Zach: Jason and Jude both brought in a lot of their own musical tastes and references. There’s a lot of ’90s rock that seeped in. Meet Me in the Bathroom, that book and documentary that chronicles the return of a New York indie rock scene, was influential in thinking about the world that Jake and Vince came out of.
So much of their conflict comes from miscommunication. For brothers, it’s spot on. When writing Jake and Vince, what were you looking to explore between the lines in their relationship?
Zach: The thing is that these two guys know each other more than anyone else in the world. Jake, in particular, can try to put on this face that he’s got his shit together and doesn’t have the same questionable decision-making skills that Vince does. Vince immediately walks in and calls bullshit. You can present one face to the world, but when you’re with your family, those fabrications can be called out immediately. I think that all happens without any words.
Sometimes you write things overtly to make sure that everyone working on the project understands the intention. And then, in the best-case scenario, you have collaborators who help whittle those things away. You can get to a point where a line in the script can get removed, and then it just becomes an interaction between two great actors. That was a luxury we had with Jude, Jason, and everyone involved in our cast. They all wanted to go with a “less is more” approach.
Kate, especially with Jake, what did you find most satisfying about writing the unraveling of that character and seeing him further deepen with Jude’s performance?

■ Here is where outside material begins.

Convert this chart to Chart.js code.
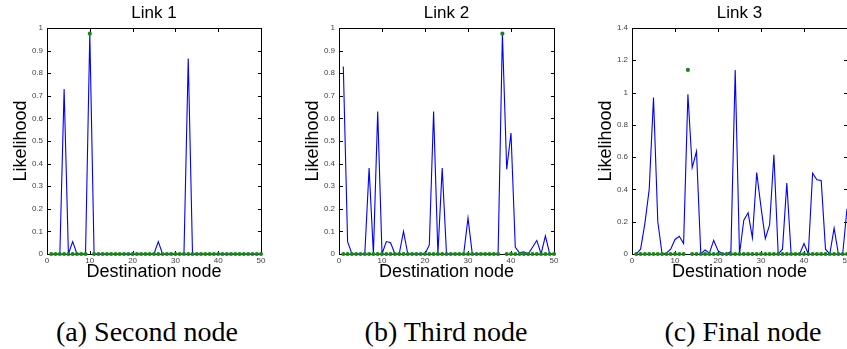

Kate: Seeing Jason and Jude inhabit the characters deeply influenced us. We were continually rewriting, touching up, and polishing as we got to work with them more and know them as their characters throughout the shoot. For Jake, I loved watching Jude kind of titrate how much he was going to give. He has this exhausting arc of going from a somewhat put-together person to someone who completely loses it, taken down to the lowest of lows.
Jake’s charm and good looks often create danger or save him. No matter how low he goes, he is still very watchable, though. Was that tricky?
Kate: It was tricky all along because these guys do pretty horrible and questionable things. There was some scene we were shooting, and someone said, “Jake’s an asshole.” I remember Jude hearing someone say that and being offended: “Jake’s not an asshole. Why does everyone hate Jake so much? He’s got so much going on.” Which we felt too — we really felt for his struggles.
Obviously, he made bad decisions, but there’s humanity in him, too. Jude brought humanity to someone who makes a ton of bad decisions. You’re with him for so much of it.
Black Rabbit. Jude Law as Jake in episode 104 of Black Rabbit. Cr. Courtesy of Netflix © 2025
What are your hopes for the future of Black Rabbit?
Zach: We love the show and the world and the characters so much. We just hope people get a chance to watch it, that it connects with them, and that they find it as thrilling and emotional and heartbreaking as we do. And then, I think there’s a lot more to explore, potentially, in that world.
Kate: We kind of wrote it as a closed-ended story, but there are so many other relationships and characters that we love. Who knows — who knows what will happen?
This interview has been edited for brevity and clarity.